Kevin Daley

Medal record

Men’s Basketball

Representing Panama

Centrobasket

= Kevin Daley (basketball) =

Panamanian basketball player (born 1976)

Kevin Alex Daley Hewitt (born October 7, 1976) is a Panamanian former basketball player for the Harlem Globetrotters. He also played on the Panama national team.

==Early life==
Daley was born in Panama City. He grew up in Los Angeles County, and graduated from Artesia High in Lakewood, California.

==College career==
Daley played as a freshman for Nevada. However, he grew homesick and transferred to the University of California, Los Angeles (UCLA). After sitting out a year, he played as a sophomore for the Bruins in 1997–98. Unhappy with the limited playing time he received, he transferred again to Azusa Pacific University. Daley led the Cougars to the NAIA Final Four, and earned the Conference Most Valuable Player honors in 2000.

==Professional career==
He played overseas in Australia, Taiwan, the Netherlands and for the Panama national team before joining the Harlem Globetrotters after they saw him play in a 2004 summer league. Kevin played with the Globetrotters for 10 years and performed shows in both Spanish and English. During the team's 2005 World Tour, Daley played as a dunker and Showman.

==After basketball==
In 2007, Daley became an American citizen. He also received a Sociology degree from Ashford University in 2010. Since retiring from basketball Daley has written an autobiography called “I Never Stopped Smiling”, and delivered speeches based on it, as well as working as a Sales Director for Velocity Global.

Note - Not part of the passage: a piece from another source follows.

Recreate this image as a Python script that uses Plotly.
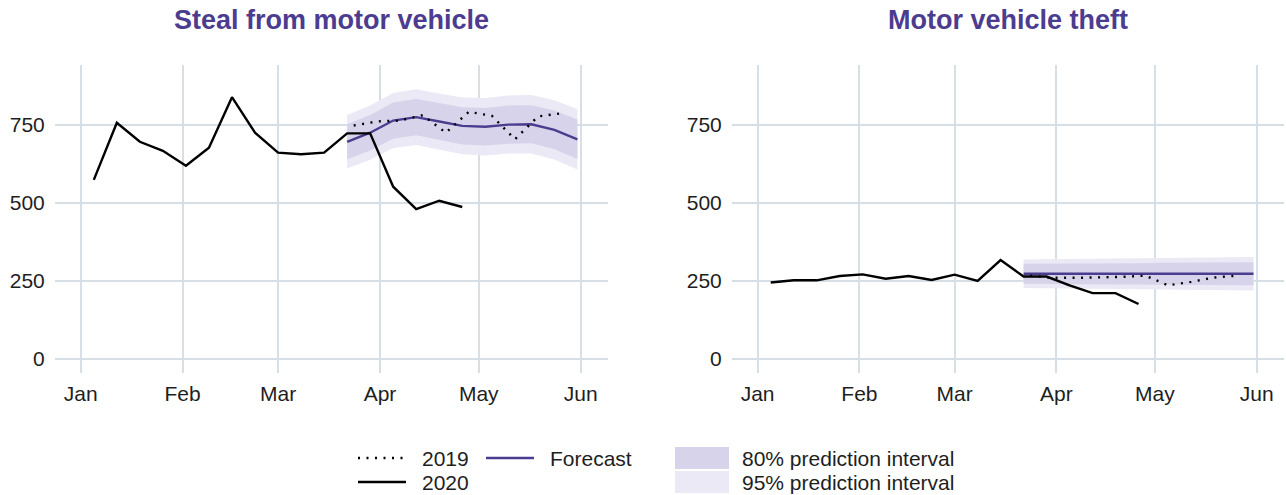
import plotly.graph_objects as go

# ---------------- data ----------------
weeks_2020 = ["2020-01-05", "2020-01-12", "2020-01-19", "2020-01-26", "2020-02-02",
              "2020-02-09", "2020-02-16", "2020-02-23", "2020-03-01", "2020-03-08",
              "2020-03-15", "2020-03-22", "2020-03-29", "2020-04-05", "2020-04-12",
              "2020-04-19", "2020-04-26"]
weeks_2019 = ["2020-03-24", "2020-03-31", "2020-04-07", "2020-04-14", "2020-04-21",
              "2020-04-28", "2020-05-05", "2020-05-12", "2020-05-19", "2020-05-26"]
weeks_fc = ["2020-03-22", "2020-03-29", "2020-04-05", "2020-04-12", "2020-04-19",
            "2020-04-26", "2020-05-03", "2020-05-10", "2020-05-17", "2020-05-24",
            "2020-05-31"]

steal_2020 = [574, 757, 696, 667, 619, 677, 839, 725, 661, 656, 661, 723, 723, 552, 480, 507, 487]
steal_2019 = [748, 761, 764, 781, 725, 792, 779, 704, 777, 787]
steal_fc = [696, 725, 764, 775, 761, 747, 744, 751, 752, 734, 704]
steal_lo80 = [640, 668, 706, 717, 702, 687, 684, 690, 691, 672, 641]
steal_hi80 = [752, 782, 822, 833, 820, 807, 804, 812, 813, 796, 767]
steal_lo95 = [610, 638, 676, 686, 671, 656, 652, 658, 658, 639, 607]
steal_hi95 = [782, 812, 852, 864, 851, 838, 836, 844, 846, 829, 801]

mvt_2020 = [245, 252, 252, 266, 271, 257, 266, 253, 270, 250, 317, 264, 264, 236, 211, 211, 176]
mvt_2019 = [267, 260, 260, 261, 263, 267, 236, 247, 261, 267]
mvt_fc = [273, 273, 273, 273, 273, 273, 273, 273, 273, 273, 273]
mvt_lo80 = [241, 241, 240, 240, 239, 239, 238, 238, 237, 237, 236]
mvt_hi80 = [305, 305, 306, 306, 307, 307, 308, 308, 309, 309, 310]
mvt_lo95 = [227, 226, 225, 224, 224, 223, 222, 221, 221, 220, 219]
mvt_hi95 = [319, 320, 321, 322, 322, 323, 324, 325, 325, 326, 327]

titles = ["Steal from motor vehicle", "Motor vehicle theft"]
month_ticks = ["2020-01-01", "2020-02-01", "2020-03-01", "2020-04-01", "2020-05-01", "2020-06-01"]
month_labels = ["Jan", "Feb", "Mar", "Apr", "May", "Jun"]
y_ticks = [0, 250, 500, 750]
legend_lines = ["2019", "2020", "Forecast"]
legend_bands = ["80% prediction interval", "95% prediction interval"]

# ---------------- style ----------------
W, H = 1286, 495
PURPLE = "#4B3C8F"
C80 = "#D7D3EA"
C95 = "#EBE9F5"
GRID = "#D6DEE6"
TXT = "#1E1E1E"
FONT = "Liberation Sans, Arial, Helvetica, sans-serif"
DOT = "2px,6.5px"
LW = 2.4


def px(x):
    return x / W


def py(y):
    return 1 - y / H


fig = go.Figure()

panels = [
    (steal_2020, steal_2019, steal_fc, steal_lo80, steal_hi80, steal_lo95, steal_hi95),
    (mvt_2020, mvt_2019, mvt_fc, mvt_lo80, mvt_hi80, mvt_lo95, mvt_hi95),
]

for i, (s20, s19, fc, lo80, hi80, lo95, hi95) in enumerate(panels):
    xa = "x" if i == 0 else "x2"
    ya = "y" if i == 0 else "y2"
    fig.add_trace(go.Scatter(x=weeks_fc + weeks_fc[::-1], y=hi95 + lo95[::-1],
                             fill="toself", fillcolor=C95, line=dict(width=0),
                             mode="lines", hoverinfo="skip", showlegend=False,
                             xaxis=xa, yaxis=ya))
    fig.add_trace(go.Scatter(x=weeks_fc + weeks_fc[::-1], y=hi80 + lo80[::-1],
                             fill="toself", fillcolor=C80, line=dict(width=0),
                             mode="lines", hoverinfo="skip", showlegend=False,
                             xaxis=xa, yaxis=ya))
    fig.add_trace(go.Scatter(x=weeks_fc, y=fc, mode="lines",
                             line=dict(color=PURPLE, width=LW),
                             showlegend=False, xaxis=xa, yaxis=ya))
    fig.add_trace(go.Scatter(x=weeks_2019, y=s19, mode="lines",
                             line=dict(color="black", width=LW, dash=DOT),
                             showlegend=False, xaxis=xa, yaxis=ya))
    fig.add_trace(go.Scatter(x=weeks_2020, y=s20, mode="lines",
                             line=dict(color="black", width=LW),
                             showlegend=False, xaxis=xa, yaxis=ya))

# axis domains (paper coords, margins are zero)
dom_x = [[px(55), px(608)], [px(732), px(1284)]]
dom_y = [py(373), py(65)]
xrange = ["2019-12-24 05:00", "2020-06-09 07:00"]
yrange = [-45, 942]

xcommon = dict(type="date", range=xrange, tickvals=month_ticks, ticktext=month_labels,
               showgrid=True, gridcolor=GRID, gridwidth=2, zeroline=False,
               showline=False, ticks="outside", ticklen=2, tickcolor="rgba(0,0,0,0)",
               tickfont=dict(size=21, color=TXT, family=FONT), fixedrange=True)
ycommon = dict(range=yrange, tickvals=y_ticks, showgrid=True, gridcolor=GRID,
               gridwidth=2, zeroline=False, showline=False, ticks="outside",
               ticklen=5, tickcolor="rgba(0,0,0,0)",
               tickfont=dict(size=21, color=TXT, family=FONT), fixedrange=True)

fig.update_layout(
    width=W, height=H,
    margin=dict(l=0, r=0, t=0, b=0, autoexpand=False),
    paper_bgcolor="white", plot_bgcolor="white",
    showlegend=False,
    hovermode=False,
    xaxis=dict(domain=dom_x[0], anchor="y", **xcommon),
    yaxis=dict(domain=dom_y, anchor="x", **ycommon),
    xaxis2=dict(domain=dom_x[1], anchor="y2", **xcommon),
    yaxis2=dict(domain=dom_y, anchor="x2", **ycommon),
    font=dict(family=FONT, color=TXT),
)

# titles
for i, t in enumerate(titles):
    fig.add_annotation(text="<b>" + t + "</b>", x=(dom_x[i][0] + dom_x[i][1]) / 2,
                       y=py(20), xref="paper", yref="paper", showarrow=False,
                       xanchor="center", yanchor="middle", borderpad=0,
                       font=dict(size=27, color=PURPLE, family=FONT))

# manual legend
leg_font = dict(size=21, color=TXT, family=FONT)
# 2019 dotted
fig.add_shape(type="line", xref="paper", yref="paper", x0=px(358), x1=px(406),
              y0=py(458), y1=py(458), line=dict(color="black", width=LW, dash=DOT))
fig.add_annotation(text=legend_lines[0], x=px(420), y=py(458), xref="paper", yref="paper",
                   showarrow=False, xanchor="left", yanchor="middle", font=leg_font)
# 2020 solid
fig.add_shape(type="line", xref="paper", yref="paper", x0=px(358), x1=px(406),
              y0=py(482), y1=py(482), line=dict(color="black", width=LW))
fig.add_annotation(text=legend_lines[1], x=px(420), y=py(482), xref="paper", yref="paper",
                   showarrow=False, xanchor="left", yanchor="middle", font=leg_font)
# forecast
fig.add_shape(type="line", xref="paper", yref="paper", x0=px(486), x1=px(534),
              y0=py(458), y1=py(458), line=dict(color=PURPLE, width=LW))
fig.add_annotation(text=legend_lines[2], x=px(548), y=py(458), xref="paper", yref="paper",
                   showarrow=False, xanchor="left", yanchor="middle", font=leg_font)
# bands
fig.add_shape(type="rect", xref="paper", yref="paper", x0=px(675), x1=px(729),
              y0=py(469), y1=py(447), line=dict(width=0), fillcolor=C80)
fig.add_annotation(text=legend_bands[0], x=px(740), y=py(458), xref="paper", yref="paper",
                   showarrow=False, xanchor="left", yanchor="middle", font=leg_font)
fig.add_shape(type="rect", xref="paper", yref="paper", x0=px(675), x1=px(729),
              y0=py(493), y1=py(471), line=dict(width=0), fillcolor=C95)
fig.add_annotation(text=legend_bands[1], x=px(740), y=py(482), xref="paper", yref="paper",
                   showarrow=False, xanchor="left", yanchor="middle", font=leg_font)

fig.write_html("out.html", config={"displayModeBar": False},
               post_script="document.body.style.margin='0';document.body.style.overflow='hidden';")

In 2023, Kevin Daley made his acting debut in the feature film Sweetwater. He also coordinated the basketball scenes in the film.

==Michael Jordan's double==
Daley was a body double portraying a young Michael Jordan in the Gatorade 2002 commercial "23 vs 39", in which a Bulls-era Jordan takes on his Wizards-era counterpart in a game of 1-on-1. The spot makers interposed a CGI reproduction of a young Jordan onto Daley's body and face in post-production.